Sunday, April 17, 2011

Tuesday

 



Morning, meeting with Nick Hopkins, manager of the High Elms visitor centre, and his assistant Alex Filby, about their project of constructing a virtual model of the House, and accumulating as much information as possible about what life was like there in the past. Lyulph also came, and of course his collection of photographs and articles is an excellent basis for the scheme. As one would expect, though, fewer pictures of the inside of the rooms exist, and only of some of the main rooms.

Afternoon, a visit by senior members of the Bangladesh Jamaat Islami, mainly to discuss the recommendations by the US Ambassador at Large, Stephen Rapp, on war crimes issues.

If the government had implemented the proposals made by the International Bar Association following their mission to Bangladesh at the request of the Parliamentary Human Rights Group, they would have saved themselves a great deal of trouble.

I also raised with the visitors the vexed question of interpretation of the Islamic law on zina, adultery, following the death of 14-year old girl who was flogged to death for this 'crime'. I was under the impression that zina didn't apply when the girl was raped,and I have asked them to let me have a reference to a ruling by a recognised authority on Islamic law clarifying the matter.

The punishment for the 'crime' of zina is precribed in the Qur'an:

"the committers of zina, male and female, flog each of them with a hundred stripes, and do not let pity for the two withhold you from obedience to God, if you believe in God and the Day of Judgement. And let a party of believers witness their punishment". (XXIV:2)

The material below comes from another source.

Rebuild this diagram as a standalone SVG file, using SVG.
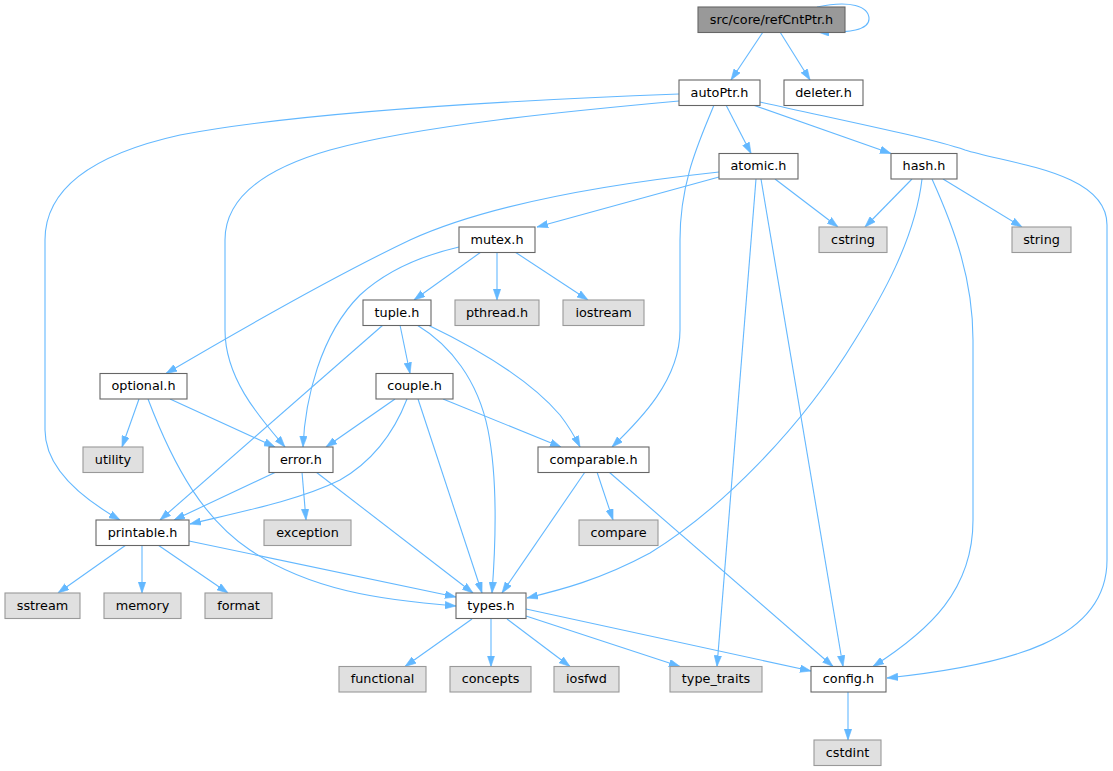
<svg xmlns="http://www.w3.org/2000/svg" width="1113" height="771" viewBox="0 0 1113 771">
<style>
.n rect{fill:#ffffff;stroke:#666666;stroke-width:1.1}
.x rect{fill:#e0e0e0;stroke:#999999;stroke-width:1.1}
.r rect{fill:#999999;stroke:#666666;stroke-width:1.1}
text{font-family:"DejaVu Sans","Liberation Sans",sans-serif;font-size:12.8px;fill:#000000;text-anchor:middle}
#edges path{fill:none;stroke:#63b8ff;stroke-width:1.1;marker-end:url(#a)}
</style>
<defs>
<marker id="a" viewBox="0 0 11 8" refX="11" refY="4" markerWidth="11" markerHeight="8" orient="auto" markerUnits="userSpaceOnUse">
<path d="M0,0.3 L11,4 L0,7.7 z" fill="#63b8ff" stroke="#63b8ff" stroke-width="0.6"/>
</marker>
</defs>
<rect width="1113" height="771" fill="#ffffff"/>
<g id="edges">
<path d="M817,7 C850,0 869,6 869,19 C869,30 850,33 818,32"/>
<path d="M763,32 L731,80"/>
<path d="M780,32 L810,80"/>
<path d="M726,105 L751,153.5"/>
<path d="M753,105 L891,153.5"/>
<path d="M760,102 C850,122 930,138 965,150 C1010,164 1107,172 1107,225 L1107,560 C1107,640 1010,665 887,678"/>
<path d="M714,105 C700,140 680,180 680,240 L680,330 C680,380 640,420 612,447"/>
<path d="M679,94 C520,100 300,112 180,135 C90,155 45,190 45,240 L45,430 C45,470 85,500 120,520"/>
<path d="M679,101 C580,110 420,125 330,150 C260,170 225,200 225,240 L225,330 C225,380 262,420 285,447"/>
<path d="M719,177 L537,227"/>
<path d="M719,172 C590,186 480,208 410,240 C330,278 240,330 166,373.5"/>
<path d="M775,179 L838,227"/>
<path d="M756,179 L717,666.5"/>
<path d="M761,179 L843,666.5"/>
<path d="M912,179 L865,227"/>
<path d="M943,179 L1022,227"/>
<path d="M922,179 C915,240 880,300 855,340 C800,430 720,510 650,553 C600,580 560,590 527,598"/>
<path d="M932,179 C955,230 973,280 973,340 L973,520 C973,590 930,630 873,666.5"/>
<path d="M481,252 L414,300"/>
<path d="M497,252 L497,300"/>
<path d="M515,252 L588,300"/>
<path d="M459,247 C420,256 385,272 360,295 C320,335 305,400 303,447"/>
<path d="M400,325 L410,373.5"/>
<path d="M383,325 L160,520"/>
<path d="M417,325 C450,345 478,380 488,430 C498,480 496,540 492,593"/>
<path d="M428,325 C480,350 530,380 560,415 C570,428 575,437 580,447"/>
<path d="M395,399 L326,447"/>
<path d="M407,399 C395,430 375,460 340,480 C300,500 240,512 190,524"/>
<path d="M418,399 L482,593"/>
<path d="M443,399 L561,447"/>
<path d="M139,399 L122,447"/>
<path d="M170,399 L275,447"/>
<path d="M148,399 C175,470 205,520 250,550 C310,590 380,600 456,606"/>
<path d="M276,472 L174,520"/>
<path d="M302,472 L306,520"/>
<path d="M316,472 L473,593"/>
<path d="M585,472 L502,593"/>
<path d="M597,472 L613,520"/>
<path d="M609,472 L833,666.5"/>
<path d="M126,545 L58,593"/>
<path d="M142,545 L142,593"/>
<path d="M158,545 L228,593"/>
<path d="M189,541 L456,597"/>
<path d="M472,619 L405,666.5"/>
<path d="M491,619 L491,666.5"/>
<path d="M507,619 L570,666.5"/>
<path d="M526,616 L680,666.5"/>
<path d="M526,609 L811,671"/>
<path d="M848,692 L848,740"/>
</g>
<g id="refCntPtr" class="r"><rect x="698" y="7" width="147" height="25.5"/><text x="771.5" y="23.5">src/core/refCntPtr.h</text></g>
<g id="autoPtr" class="n"><rect x="679" y="80" width="81" height="25.5"/><text x="719.5" y="96.5">autoPtr.h</text></g>
<g id="deleter" class="n"><rect x="784" y="80" width="79" height="25.5"/><text x="823.5" y="96.5">deleter.h</text></g>
<g id="atomic" class="n"><rect x="719" y="153.5" width="79" height="25.5"/><text x="758.5" y="170">atomic.h</text></g>
<g id="hash" class="n"><rect x="891" y="153.5" width="66" height="25.5"/><text x="924" y="170">hash.h</text></g>
<g id="cstring" class="x"><rect x="819" y="227" width="68" height="25.5"/><text x="853" y="243.5">cstring</text></g>
<g id="string" class="x"><rect x="1012" y="227" width="59" height="25.5"/><text x="1041.5" y="243.5">string</text></g>
<g id="mutex" class="n"><rect x="459" y="227" width="76" height="25.5"/><text x="497" y="243.5">mutex.h</text></g>
<g id="tuple" class="n"><rect x="363" y="300" width="68" height="25.5"/><text x="397" y="316.5">tuple.h</text></g>
<g id="pthread" class="x"><rect x="455" y="300" width="84" height="25.5"/><text x="497" y="316.5">pthread.h</text></g>
<g id="iostream" class="x"><rect x="563" y="300" width="81" height="25.5"/><text x="603.5" y="316.5">iostream</text></g>
<g id="optional" class="n"><rect x="100" y="373.5" width="87" height="25.5"/><text x="143.5" y="390">optional.h</text></g>
<g id="couple" class="n"><rect x="376" y="373.5" width="77" height="25.5"/><text x="414.5" y="390">couple.h</text></g>
<g id="utility" class="x"><rect x="83" y="447" width="60" height="25.5"/><text x="113" y="463.5">utility</text></g>
<g id="error" class="n"><rect x="269" y="447" width="64" height="25.5"/><text x="301" y="463.5">error.h</text></g>
<g id="comparable" class="n"><rect x="538" y="447" width="111" height="25.5"/><text x="593.5" y="463.5">comparable.h</text></g>
<g id="printable" class="n"><rect x="96" y="520" width="93" height="25.5"/><text x="142.5" y="536.5">printable.h</text></g>
<g id="exception" class="x"><rect x="264" y="520" width="87" height="25.5"/><text x="307.5" y="536.5">exception</text></g>
<g id="compare" class="x"><rect x="579" y="520" width="79" height="25.5"/><text x="618.5" y="536.5">compare</text></g>
<g id="sstream" class="x"><rect x="5" y="593" width="75" height="25.5"/><text x="42.5" y="609.5">sstream</text></g>
<g id="memory" class="x"><rect x="104" y="593" width="77" height="25.5"/><text x="142.5" y="609.5">memory</text></g>
<g id="format" class="x"><rect x="205" y="593" width="67" height="25.5"/><text x="238.5" y="609.5">format</text></g>
<g id="types" class="n"><rect x="456" y="593" width="70" height="25.5"/><text x="491" y="609.5">types.h</text></g>
<g id="functional" class="x"><rect x="339" y="666.5" width="87" height="25.5"/><text x="382.5" y="683">functional</text></g>
<g id="concepts" class="x"><rect x="450" y="666.5" width="81" height="25.5"/><text x="490.5" y="683">concepts</text></g>
<g id="iosfwd" class="x"><rect x="554" y="666.5" width="65" height="25.5"/><text x="586.5" y="683">iosfwd</text></g>
<g id="type_traits" class="x"><rect x="670" y="666.5" width="92" height="25.5"/><text x="716" y="683">type_traits</text></g>
<g id="config" class="n"><rect x="811" y="666.5" width="75" height="25.5"/><text x="848.5" y="683">config.h</text></g>
<g id="cstdint" class="x"><rect x="814" y="740" width="67" height="25.5"/><text x="847.5" y="756.5">cstdint</text></g>
</svg>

In the earlier revelation in Surah IV it is provided that if a woman is guilty of lewdness, as testified by four witnesses, she is to be imprisoned for life in her family's house. The four witnesses must be adult males; they must have seen the act, and their testimony has to match the names of the participants and the time and place where the act was committed. (See Mohamed S El-Awa, Punishment in Islamic law,ISBN 0-89259-015-7) In many cases, however, as in that of the Bangladeshi 14-year old, a confession by the participant is enough to secure a conviction, and in other cases, a girl's pregnancy has been treated as conclusive.